Mr. Ferrara is correct that the Obama budget is a socialist blueprint, and the GOP alternative is a sane alternative. The question remains, if the Republicans along with the Blue Dog Democrats can beat back The One’s budget, will these self-same protectors of economic liberties be strong enough to stand up time and time again? If denied passage, the Titan of the Teleprompter can still deceive and delude the populace into buying monstrosity that will eventually bankrupt America. (Give the devil his due, the man is a reader like few others.) Will these aforementioned representatives of the people be able to overcome the backlash that will rise like a tidal wave against them when the President/Messiah calls down his wrath for not seeing the wisdom of his budget and having the gall to question his judgment?
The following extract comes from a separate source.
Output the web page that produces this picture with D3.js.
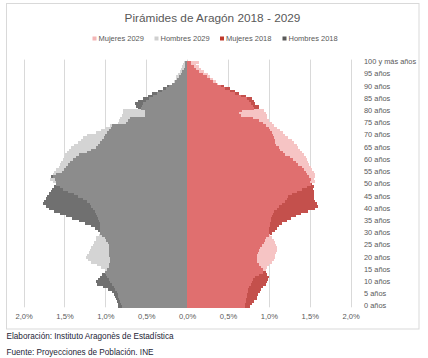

When that time comes, then Congress will have a chance to test its mettle. 

Bravery in a time of convenience is no bravery at all. 
Ira M. Kessel
Rochester, New York

Re: William Tucker’s Three-Mile Island — Thirty Years After:

“(Portions of this article are excerpted from William Tucker’s recent book, Terrestrial Energy.)” [Unconventional use of italics is Original]  

Either the numerous word-tense, punctuation, and spacing errors in this article are due to transcription, or else Tucker’s book is a mess, since that is what this essay is. The lack of competent editing is pathetic.

If the propaganda is presented in such a sloppy manner, then it inspires no confidence in the veracity of the claims being made of technical and operational excellence.
Paul Crowley


It has become very popular to lynch the “evil executives” who received “outrageous bonuses at the taxpayer’s expense.” I, for one, don’t mind. In fact, I wish AIG would have used all $165 billion on executive pay. Feigning outrage, this has caused congressional leaders to pass “performance pay laws” that would limit not just executive pay, but reimbursements at all levels of employment. Talk about Fascism!

Getting upset over these bonuses is equivalent to getting mad when the thief that robbed you uses your money to buy a big screen television. What did you expect? The thieves in Washington have already looted your earnings, no sense in crying over spilled milk. I hope I am not the only one who sees this for what it is — one big distraction.

As I am writing this, Congress is deliberating on another (robbery) budget totaling $3.6 trillion (or is it $4.1 trillion?). The Democrat-controlled Congress is literally trying to cram this, and many other bills down our collective throats. Using any legislative (tricks) tools they can to quash debate and scrutiny. This is the real outrage.

Don’t be fooled by the curtain. The man claiming to be Oz is just a midget standing on a stool pulling levers.
John H.
Houston, Texas

Just thought that you might like to know that The American Spectator seems to be blocked in the Philippines — I was there for a week and was unable to read it — only now getting rid of the convulsions brought on by cold turkey withdrawal.